For the cheesecake filling:

  • 8 oz cream cheese, softened

  • ½ cup powdered sugar

  • 2 tbsp unsulfured molasses

  • 1 tsp vanilla extract

  • 1 tsp ground ginger

  • ½ tsp ground cinnamon

  • ¼ tsp nutmeg

  • Pinch of ground cloves

  • ¾ cup heavy whipping cream

Optional toppings:

  • Whipped cream

  • Crushed gingersnaps

  • Candied ginger

Instructions

  • Combine gingersnap crumbs, melted butter, and brown sugar in a bowl. Divide into serving cups and press gently.

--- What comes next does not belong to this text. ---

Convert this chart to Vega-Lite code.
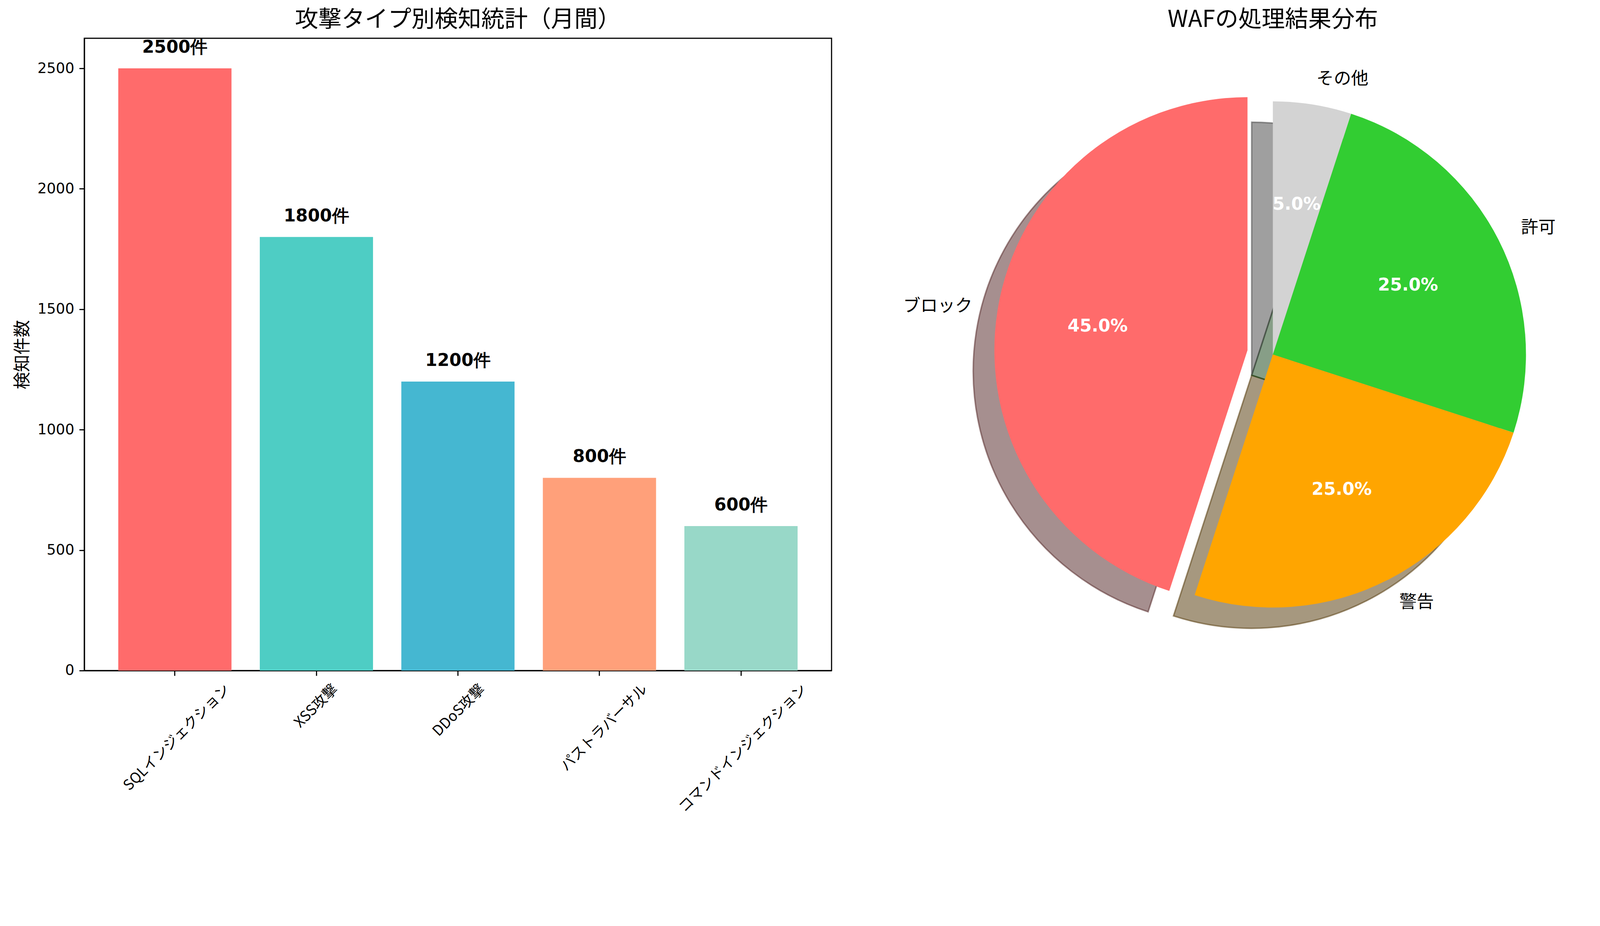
{
  "$schema": "https://vega.github.io/schema/vega-lite/v6.json",
  "background": "white",
  "padding": {"left": 33.8, "top": 19, "right": 20, "bottom": 20},
  "spacing": 320.2,
  "bounds": "flush",
  "resolve": {"scale": {"color": "independent", "fill": "independent", "stroke": "independent"}},
  "config": {
    "font": "DejaVu Sans",
    "title": {"font": "Noto Sans CJK JP", "fontSize": 59.6, "fontWeight": "normal", "offset": 16.5, "color": "#000000"},
    "axis": {
      "domainColor": "#000000", "domainWidth": 2.9,
      "tickColor": "#000000", "tickWidth": 2.9, "tickSize": 13,
      "labelColor": "#000000", "labelFontSize": 37.1, "labelPadding": 13,
      "titleColor": "#000000", "grid": false
    }
  },
  "hconcat": [
    {
      "width": 1913,
      "height": 1619,
      "view": {"stroke": "#000000", "strokeWidth": 2.9},
      "title": "攻撃タイプ別検知統計（月間）",
      "data": {
        "values": [
          {"attack": "SQLインジェクション", "count": 2500, "text": "2500件"},
          {"attack": "XSS攻撃", "count": 1800, "text": "1800件"},
          {"attack": "DDoS攻撃", "count": 1200, "text": "1200件"},
          {"attack": "パストラバーサル", "count": 800, "text": "800件"},
          {"attack": "コマンドインジェクション", "count": 600, "text": "600件"}
        ]
      },
      "encoding": {
        "x": {
          "field": "attack", "type": "nominal", "sort": null,
          "scale": {"paddingInner": 0.2, "paddingOuter": 0.24},
          "axis": {
            "title": null,
            "labelAngle": -45,
            "labelAlign": "right",
            "labelBaseline": "top",
            "labelFont": "Noto Sans CJK JP",
            "labelLimit": 0,
            "labelPadding": 16,
            "labelOffset": {
              "condition": [
                {"test": "datum.value === 'SQLインジェクション'", "value": 122},
                {"test": "datum.value === 'XSS攻撃'", "value": 36},
                {"test": "datum.value === 'DDoS攻撃'", "value": 50},
                {"test": "datum.value === 'パストラバーサル'", "value": 104}
              ],
              "value": 150
            }
          }
        },
        "y": {
          "field": "count", "type": "quantitative",
          "scale": {"domain": [0, 2625], "nice": false},
          "axis": {
            "values": [0, 500, 1000, 1500, 2000, 2500],
            "format": "d",
            "title": "検知件数",
            "titleFont": "Noto Sans CJK JP",
            "titleFontSize": 44.4,
            "titleFontWeight": "normal",
            "titlePadding": 15.1,
            "labelFont": "DejaVu Sans"
          }
        }
      },
      "layer": [
        {
          "mark": {"type": "bar"},
          "encoding": {
            "color": {
              "field": "attack", "type": "nominal", "sort": null,
              "scale": {
                "domain": ["SQLインジェクション", "XSS攻撃", "DDoS攻撃", "パストラバーサル", "コマンドインジェクション"],
                "range": ["#FF6B6B", "#4ECDC4", "#45B7D1", "#FFA07A", "#98D8C8"]
              },
              "legend": null
            }
          }
        },
        {
          "mark": {"type": "text", "font": "DejaVu Sans", "fontWeight": "bold", "fontSize": 44.4, "baseline": "bottom", "align": "center", "dy": -31.1, "color": "#000000"},
          "encoding": {"text": {"field": "text", "type": "nominal"}}
        }
      ]
    },
    {
      "width": 1619,
      "height": 1619,
      "view": {"stroke": null},
      "title": "WAFの処理結果分布",
      "data": {
        "values": [
          {"label": "ブロック", "share": 0.45, "order": 1},
          {"label": "警告", "share": 0.25, "order": 2},
          {"label": "許可", "share": 0.25, "order": 3},
          {"label": "その他", "share": 0.05, "order": 4}
        ]
      },
      "encoding": {
        "theta": {"field": "share", "type": "quantitative", "stack": true, "scale": {"range": [6.283185307179586, 0]}},
        "order": {"field": "order", "type": "quantitative"},
        "detail": {"field": "label", "type": "nominal"}
      },
      "layer": [
        {
          "mark": {"type": "arc", "outerRadius": 648, "innerRadius": 0, "xOffset": -54.2, "yOffset": 53.3, "strokeWidth": 3.7},
          "encoding": {
            "fill": {"field": "label", "type": "nominal", "scale": {"domain": ["ブロック", "警告", "許可", "その他"], "range": ["#4D2020", "#4D3200", "#0F3E0F", "#3F3F3F"]}, "legend": null},
            "stroke": {"field": "label", "type": "nominal", "scale": {"domain": ["ブロック", "警告", "許可", "その他"], "range": ["#4D2020", "#4D3200", "#0F3E0F", "#3F3F3F"]}, "legend": null},
            "fillOpacity": {"condition": {"test": "datum.label !== 'ブロック'", "value": 0.5}, "value": 0},
            "strokeOpacity": {"condition": {"test": "datum.label !== 'ブロック'", "value": 0.5}, "value": 0}
          }
        },
        {
          "mark": {"type": "arc", "outerRadius": 648, "innerRadius": 0, "xOffset": -119.1, "yOffset": 42.7, "strokeWidth": 3.7},
          "encoding": {
            "fill": {"field": "label", "type": "nominal", "scale": {"domain": ["ブロック", "警告", "許可", "その他"], "range": ["#4D2020", "#4D3200", "#0F3E0F", "#3F3F3F"]}, "legend": null},
            "stroke": {"field": "label", "type": "nominal", "scale": {"domain": ["ブロック", "警告", "許可", "その他"], "range": ["#4D2020", "#4D3200", "#0F3E0F", "#3F3F3F"]}, "legend": null},
            "fillOpacity": {"condition": {"test": "datum.label === 'ブロック'", "value": 0.5}, "value": 0},
            "strokeOpacity": {"condition": {"test": "datum.label === 'ブロック'", "value": 0.5}, "value": 0}
          }
        },
        {
          "mark": {"type": "arc", "outerRadius": 648, "innerRadius": 0},
          "encoding": {
            "color": {"field": "label", "type": "nominal", "scale": {"domain": ["ブロック", "警告", "許可", "その他"], "range": ["#FF6B6B", "#FFA500", "#32CD32", "#D3D3D3"]}, "legend": null},
            "opacity": {"condition": {"test": "datum.label !== 'ブロック'", "value": 1}, "value": 0}
          }
        },
        {
          "mark": {"type": "arc", "outerRadius": 648, "innerRadius": 0, "xOffset": -64.9, "yOffset": -10.7},
          "encoding": {
            "color": {"field": "label", "type": "nominal", "scale": {"domain": ["ブロック", "警告", "許可", "その他"], "range": ["#FF6B6B", "#FFA500", "#32CD32", "#D3D3D3"]}, "legend": null},
            "opacity": {"condition": {"test": "datum.label === 'ブロック'", "value": 1}, "value": 0}
          }
        },
        {
          "mark": {"type": "text", "radius": 388.4, "font": "DejaVu Sans", "fontWeight": "bold", "fontSize": 44.4, "color": "#FFFFFF", "align": "center", "baseline": "middle"},
          "encoding": {
            "text": {"field": "share", "type": "quantitative", "format": ".1%"},
            "opacity": {"condition": {"test": "datum.label !== 'ブロック'", "value": 1}, "value": 0}
          }
        },
        {
          "mark": {"type": "text", "radius": 388.4, "font": "DejaVu Sans", "fontWeight": "bold", "fontSize": 44.4, "color": "#FFFFFF", "align": "center", "baseline": "middle", "xOffset": -64.9, "yOffset": -10.7},
          "encoding": {
            "text": {"field": "share", "type": "quantitative", "format": ".1%"},
            "opacity": {"condition": {"test": "datum.label === 'ブロック'", "value": 1}, "value": 0}
          }
        },
        {
          "mark": {"type": "text", "radius": 712.9, "font": "Noto Sans CJK JP", "fontSize": 44.4, "color": "#000000", "align": "left", "baseline": "middle"},
          "encoding": {
            "text": {"field": "label", "type": "nominal"},
            "opacity": {"condition": {"test": "datum.label !== 'ブロック'", "value": 1}, "value": 0}
          }
        },
        {
          "mark": {"type": "text", "radius": 712.9, "font": "Noto Sans CJK JP", "fontSize": 44.4, "color": "#000000", "align": "right", "baseline": "middle", "xOffset": -64.9, "yOffset": -10.7},
          "encoding": {
            "text": {"field": "label", "type": "nominal"},
            "opacity": {"condition": {"test": "datum.label === 'ブロック'", "value": 1}, "value": 0}
          }
        }
      ]
    }
  ]
}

  • In a mixing bowl, beat cream cheese until smooth. Add powdered sugar, molasses, vanilla, and spices. Mix until creamy.

  • In a separate bowl, whip heavy cream to stiff peaks. Fold into the cream cheese mixture gently.

  • Spoon or pipe the filling over crusts. Smooth tops and chill for at least 2 hours.

  • Top with whipped cream and desired garnishes before serving.

Notes

  • Store refrigerated for up to 3 days.

  • Freeze without toppings for up to 1 month.

  • Use gluten-free cookies for a GF version.